In 1862, he assisted in organizing a military company and tendered it, with his services, to Governor Yates, but the quota of Illinois troops being then full, they were declined.
He then enlisted, as a private, in Co. F., 98th Ill. Infantry, Colonel Funkhouser commanding. The regiment was ordered to Louisville, Kentucky, and reported for duty to Jeff. C. Davis. Here the regiment was brigaded with the 17th and 75th Indiana and 72d Illinois, under command of Brigadier-General J. T. Wilder, Colonel of the 17th Indiana, after which they were attached to the 4th division, under Gen. Reynolds, of the 14th Army Corps. The first general engagement in which the regiment participated occurred at Hoover's Gap, Tennessee. Soon after this the regiment was organized as a mounted infantry, and continued so until the end of the war. As mounted infantry, they did an immense amount of skirmishing and fighting, and, in fact, all such duty as would naturally devolve upon that arm of the service. The result was that the regiment never was in camp at any one time for a period of over six days, but was kept constantly in motion. The regiment participated in all the battles in which the famous 14th Army Corps was engaged, including the Atlanta campaign, and were mustered out, in April, 1865, at the close of the war, having served their country well and faithfully and having performed duties of the most hazardous kind. Thus, upon the tented field, amidst its hardships, dangers, and grave responsibilities, on the tedious march through an enemy's country, or in the lonely bivouac, the Captain has proved himself a true and worthy son of Mars. He has, during his long campaign in the service of his country, given unmistakable evidence of endurance, patience, heroism---in a word, all those qualities that constitute the soldier. He emerged from the fiery ordeal of a three years' campaign, through one of the fiercest civil strifes that ever drenched a common country in fraternal blood, crowned with fresh laurels won upon sanguinary fields and with a record his enemies may well envy but of which his friends may well be proud. He received a slight souvenir of the enemy's regard in the battle at Rome, Georgia, in the shape of a flesh wound in the knee. He passed through the grades of 2d lieutenant, 1st lieutenant and captain of the company.

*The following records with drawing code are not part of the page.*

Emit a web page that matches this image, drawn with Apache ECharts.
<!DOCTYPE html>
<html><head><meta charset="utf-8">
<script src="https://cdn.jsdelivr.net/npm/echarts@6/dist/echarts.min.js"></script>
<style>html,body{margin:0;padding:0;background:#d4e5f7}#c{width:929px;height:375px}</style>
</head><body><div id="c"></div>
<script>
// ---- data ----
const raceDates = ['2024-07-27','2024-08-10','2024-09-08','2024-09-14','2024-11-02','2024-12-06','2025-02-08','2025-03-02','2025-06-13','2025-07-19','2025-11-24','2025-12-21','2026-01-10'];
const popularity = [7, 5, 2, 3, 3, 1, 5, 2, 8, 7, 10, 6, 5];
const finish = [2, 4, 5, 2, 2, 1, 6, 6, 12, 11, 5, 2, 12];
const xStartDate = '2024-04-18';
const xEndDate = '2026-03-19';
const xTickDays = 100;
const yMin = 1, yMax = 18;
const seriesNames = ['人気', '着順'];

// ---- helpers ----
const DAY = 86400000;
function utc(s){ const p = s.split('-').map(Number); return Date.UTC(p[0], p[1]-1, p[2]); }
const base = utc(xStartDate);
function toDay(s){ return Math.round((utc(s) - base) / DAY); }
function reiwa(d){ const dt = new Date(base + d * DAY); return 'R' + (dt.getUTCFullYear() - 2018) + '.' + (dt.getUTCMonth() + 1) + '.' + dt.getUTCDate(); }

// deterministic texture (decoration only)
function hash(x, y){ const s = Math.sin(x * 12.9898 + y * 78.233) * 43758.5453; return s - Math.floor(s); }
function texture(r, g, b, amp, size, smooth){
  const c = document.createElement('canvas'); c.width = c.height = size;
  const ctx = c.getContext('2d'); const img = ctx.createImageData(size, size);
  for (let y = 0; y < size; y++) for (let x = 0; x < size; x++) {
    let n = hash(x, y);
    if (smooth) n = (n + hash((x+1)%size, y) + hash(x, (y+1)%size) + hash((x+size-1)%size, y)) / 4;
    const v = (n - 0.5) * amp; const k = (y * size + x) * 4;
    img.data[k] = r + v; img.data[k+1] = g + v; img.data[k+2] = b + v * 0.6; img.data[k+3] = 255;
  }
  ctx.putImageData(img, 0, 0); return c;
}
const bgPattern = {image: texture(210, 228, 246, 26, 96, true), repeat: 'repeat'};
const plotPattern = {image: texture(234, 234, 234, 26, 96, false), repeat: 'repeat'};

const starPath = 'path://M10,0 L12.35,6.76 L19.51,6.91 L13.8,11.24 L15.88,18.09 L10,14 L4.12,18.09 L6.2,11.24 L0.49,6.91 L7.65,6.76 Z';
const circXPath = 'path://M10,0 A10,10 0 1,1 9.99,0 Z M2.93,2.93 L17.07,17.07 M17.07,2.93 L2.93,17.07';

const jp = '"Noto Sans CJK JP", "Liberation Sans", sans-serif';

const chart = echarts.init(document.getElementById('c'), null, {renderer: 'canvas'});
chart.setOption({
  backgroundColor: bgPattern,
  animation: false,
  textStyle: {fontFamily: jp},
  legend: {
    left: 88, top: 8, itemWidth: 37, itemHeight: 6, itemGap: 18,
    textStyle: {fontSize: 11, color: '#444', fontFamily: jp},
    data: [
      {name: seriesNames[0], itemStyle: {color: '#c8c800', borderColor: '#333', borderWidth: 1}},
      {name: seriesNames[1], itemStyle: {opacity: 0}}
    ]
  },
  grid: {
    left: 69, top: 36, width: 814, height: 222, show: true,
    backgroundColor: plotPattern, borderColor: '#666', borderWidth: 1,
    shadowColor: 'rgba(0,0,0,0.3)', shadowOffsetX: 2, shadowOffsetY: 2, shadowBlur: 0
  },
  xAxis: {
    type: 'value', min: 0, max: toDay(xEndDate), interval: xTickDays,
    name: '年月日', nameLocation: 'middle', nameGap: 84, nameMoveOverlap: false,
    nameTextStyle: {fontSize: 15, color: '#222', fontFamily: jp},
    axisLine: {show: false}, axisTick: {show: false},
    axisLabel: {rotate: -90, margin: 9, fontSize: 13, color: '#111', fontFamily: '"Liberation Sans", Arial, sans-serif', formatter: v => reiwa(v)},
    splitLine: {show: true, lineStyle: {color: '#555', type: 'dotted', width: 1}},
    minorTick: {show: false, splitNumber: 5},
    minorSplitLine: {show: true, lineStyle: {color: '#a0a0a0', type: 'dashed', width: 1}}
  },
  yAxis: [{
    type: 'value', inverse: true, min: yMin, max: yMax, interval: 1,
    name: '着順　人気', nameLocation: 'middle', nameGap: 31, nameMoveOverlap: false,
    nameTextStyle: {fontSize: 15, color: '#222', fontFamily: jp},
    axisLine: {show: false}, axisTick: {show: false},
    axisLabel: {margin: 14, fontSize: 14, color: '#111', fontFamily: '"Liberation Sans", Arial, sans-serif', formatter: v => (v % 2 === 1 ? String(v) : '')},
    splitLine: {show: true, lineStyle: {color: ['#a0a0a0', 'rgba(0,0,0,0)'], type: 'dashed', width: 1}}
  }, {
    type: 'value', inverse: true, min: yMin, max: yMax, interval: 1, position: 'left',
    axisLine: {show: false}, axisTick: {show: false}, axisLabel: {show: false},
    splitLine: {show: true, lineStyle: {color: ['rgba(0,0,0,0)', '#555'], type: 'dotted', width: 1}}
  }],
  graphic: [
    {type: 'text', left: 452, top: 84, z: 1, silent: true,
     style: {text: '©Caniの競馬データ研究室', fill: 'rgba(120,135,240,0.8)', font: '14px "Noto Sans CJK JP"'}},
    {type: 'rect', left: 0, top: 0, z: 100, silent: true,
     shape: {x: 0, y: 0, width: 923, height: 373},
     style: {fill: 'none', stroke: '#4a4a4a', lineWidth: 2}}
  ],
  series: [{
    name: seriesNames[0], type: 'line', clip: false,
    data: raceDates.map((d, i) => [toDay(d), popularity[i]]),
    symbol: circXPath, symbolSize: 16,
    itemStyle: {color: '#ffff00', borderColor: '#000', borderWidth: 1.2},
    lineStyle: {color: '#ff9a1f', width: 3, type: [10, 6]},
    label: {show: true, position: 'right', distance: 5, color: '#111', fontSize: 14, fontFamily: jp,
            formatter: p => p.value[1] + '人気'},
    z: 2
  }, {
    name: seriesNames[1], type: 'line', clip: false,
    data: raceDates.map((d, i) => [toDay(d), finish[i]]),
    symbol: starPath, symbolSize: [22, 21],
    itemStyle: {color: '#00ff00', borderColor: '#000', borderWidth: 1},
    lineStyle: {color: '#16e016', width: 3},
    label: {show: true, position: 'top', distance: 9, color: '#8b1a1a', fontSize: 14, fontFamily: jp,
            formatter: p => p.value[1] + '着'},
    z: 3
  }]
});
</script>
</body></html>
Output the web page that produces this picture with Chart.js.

In the same month in which he was mustered out he came to Champaign and resumed the practice of the law, and the same year was elected city attorney.
On the 25th of January, 1864, while in the service in the enemy's country, he was captured and made prisoner for life, by a lady, a fair daughter of the sunny South, Miss Tiny W. WOODEN, of Woobury, Cannon county, Tennessee. Her family were natives of Virginia but residents of the State above named, where she was married to Mr. Smith.
Mr. Smith is a Republican. He joined the great party of freedom and human rights in its very inception, and in 1856 voted for John C. Freemont, thus forming a nucleus around which has since rallied the grand Republican party.
Both Mr. Smith and his lady are members of the M. E. Church. Mr. Smith brings to the practice of his profession, first, an abundance of energy and industry, two indispensable requisites to success in any calling, and is directed and made efficient by a good stock of hard common sense. He has been eminently successful in his practice. He is a fine special pleader and good advocate, and puts his case with clearness and is untiring in the interests of his clients. In the practice of law he has no specialties, but on the common law side of the docket his practice is the most extensive, perhaps, of any attorney at the bar. He is courteous and elegant in his manners, and in their beautiful home, both he and his estimable lady vie with each other in their old, genuine Virginian hospitality.